The same is true of other races, even though the media focuses on white flight from the mixed-race suburb. However, results vary by race, and this includes what people put their energy into in each community. What people value, they work on achieving. This is called “social investment” and different groups care about different things, leading to unequal priorities in different communities.

A side effect of the “new” post-desegregation white flight is the creation of whitopias, or places that are majority white and have more of a traditional American social fabric and framework of social investment:

Imagine moving to a place where you can leave your front door unlocked as you run your errands, where the community enjoys a winning ratio of playgrounds to potholes, where you can turn your kids loose at 3 p.m., not to worry, then see them in time for supper, where the neighbors greet those children by name, where your trouble-free high school feels like a de facto private school, where if you decide to play hooky from work, you can drive just twenty minutes and put your sailboat on the water, where the outdoor serenity is shattered only by each seagull’s cry, where you can joyride your off-road vehicles (Snowmobiles! ATVs! Mountain bikes! Rock crawlers!) on Nature’s bold terrain, where your family and abundant friends feel close to the soil, and where suburban blight has yet to spoil your vistas. Just imagine.

If you could move to such a place, would you?

If so, you would join a growing number of white Americans homesteading in a constellation of small towns and so-called “exurbs” that are extremely white.
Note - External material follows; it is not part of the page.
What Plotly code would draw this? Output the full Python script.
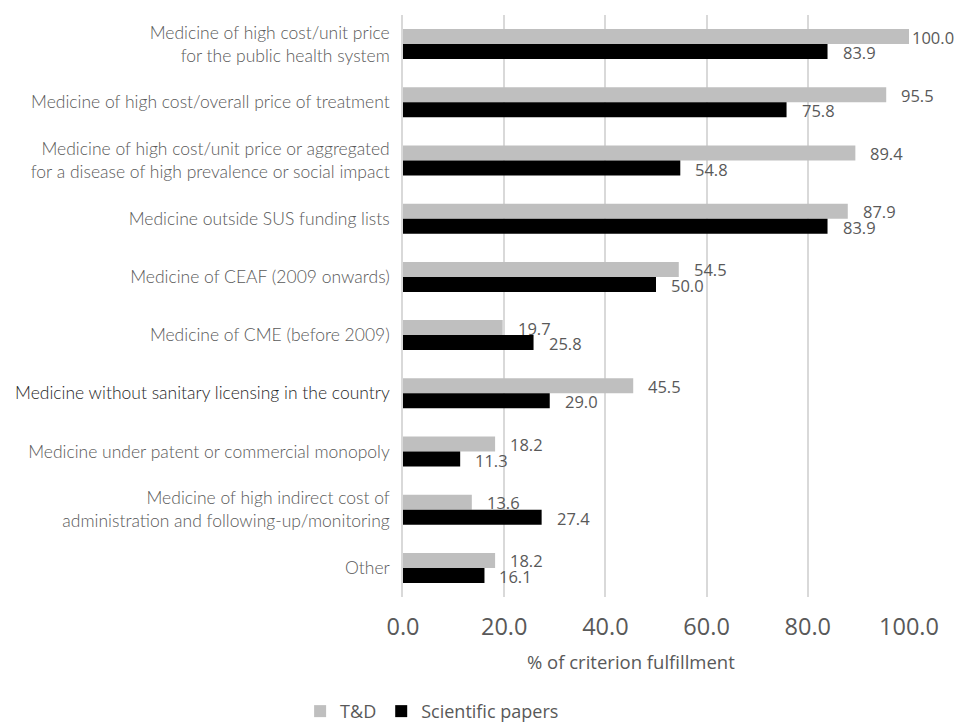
import plotly.graph_objects as go

categories = [
    "Medicine of high cost/unit price<br>for the public health system",
    "Medicine of high cost/overall price of treatment",
    "Medicine of high cost/unit price or aggregated<br>for a disease of high prevalence or social impact",
    "Medicine outside SUS funding lists",
    "Medicine of CEAF (2009 onwards)",
    "Medicine of CME (before 2009)",
    "Medicine without sanitary licensing in the country",
    "Medicine under patent or commercial monopoly",
    "Medicine of high indirect cost of<br>administration and following-up/monitoring",
    "Other",
]
td_values = [100.0, 95.5, 89.4, 87.9, 54.5, 19.7, 45.5, 18.2, 13.6, 18.2]
paper_values = [83.9, 75.8, 54.8, 83.9, 50.0, 25.8, 29.0, 11.3, 27.4, 16.1]
x_ticks = [0, 20, 40, 60, 80, 100]
x_tick_labels = ["0.0", "20.0", "40.0", "60.0", "80.0", "100.0"]

GRAY = "#BFBFBF"
BLACK = "#000000"
TEXT = "#595959"
NUM_FONT = "Open Sans"
CAT_FONT = "Lato"

# category tick text; the licensing row is drawn in a darker tone
cat_ticktext = []
for c in categories:
    if c.startswith("Medicine without sanitary"):
        cat_ticktext.append(f"<span style='color:#262626'>{c}</span>")
    else:
        cat_ticktext.append(c)

fig = go.Figure()
fig.add_trace(go.Bar(
    y=categories, x=td_values, orientation="h", name="T&D",
    marker=dict(color=GRAY, line=dict(width=0)),
))
fig.add_trace(go.Bar(
    y=categories, x=paper_values, orientation="h", name="Scientific papers",
    marker=dict(color=BLACK, line=dict(width=0)),
))

# value labels just past the end of each bar
annotations = []
for cat, v in zip(categories, td_values):
    annotations.append(dict(
        x=v, y=cat, xref="x", yref="y", text=f"{v:.1f}",
        showarrow=False, xanchor="left", yanchor="middle",
        xshift=13 if v < 97 else 1, yshift=7,
        font=dict(family=NUM_FONT, size=16.5, color=TEXT),
    ))
for cat, v in zip(categories, paper_values):
    annotations.append(dict(
        x=v, y=cat, xref="x", yref="y", text=f"{v:.1f}",
        showarrow=False, xanchor="left", yanchor="middle",
        xshift=13, yshift=-8.5,
        font=dict(family=NUM_FONT, size=16.5, color=TEXT),
    ))

# axis title, set slightly left of the plot centre
annotations.append(dict(
    x=0.45, y=-(661 - 597) / (597 - 15), xref="x domain", yref="paper",
    text="% of criterion fulfillment",
    showarrow=False, xanchor="center", yanchor="middle",
    font=dict(family=NUM_FONT, size=18.5, color=TEXT),
))

fig.update_layout(
    width=956, height=723,
    margin=dict(l=403, r=47, t=15, b=126),
    paper_bgcolor="white", plot_bgcolor="white",
    barmode="group", bargap=0.485, bargroupgap=0,
    annotations=annotations,
    showlegend=True,
    legend=dict(
        orientation="h", xref="container", yref="container",
        x=0.452, xanchor="center", y=0.016, yanchor="middle",
        font=dict(family=NUM_FONT, size=18, color=TEXT),
        traceorder="normal", itemwidth=30,
    ),
    xaxis=dict(
        range=[0, 100], tickvals=x_ticks, ticktext=x_tick_labels,
        showgrid=True, gridcolor="#D9D9D9", gridwidth=1.5,
        zeroline=False, showline=False, ticks="",
        ticklabelstandoff=13,
        tickfont=dict(family=NUM_FONT, size=23.5, color=TEXT),
    ),
    yaxis=dict(
        type="category", autorange="reversed",
        tickvals=categories, ticktext=cat_ticktext,
        showgrid=False, zeroline=False,
        showline=True, linecolor="#D9D9D9", linewidth=1.5,
        ticks="", ticklabelstandoff=8,
        tickfont=dict(family=CAT_FONT, size=17.5, color=TEXT, weight=300),
    ),
)

fig.write_html("out.html")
They are creating communal pods that cannily preserve a white-bread world, a throwback to an imagined past with “authentic” 1950s values and the nifty suburban amenities available today.

Instead of focusing on the negative, let us flip this around: do all races want the same thing? What is a white utopia to some will be a cultural wasteland to others, focused on insipid Mayberry style goofy American Caucasian living. This is why people are breaking apart, and the big story that the media is dodging is the re-segregation of America.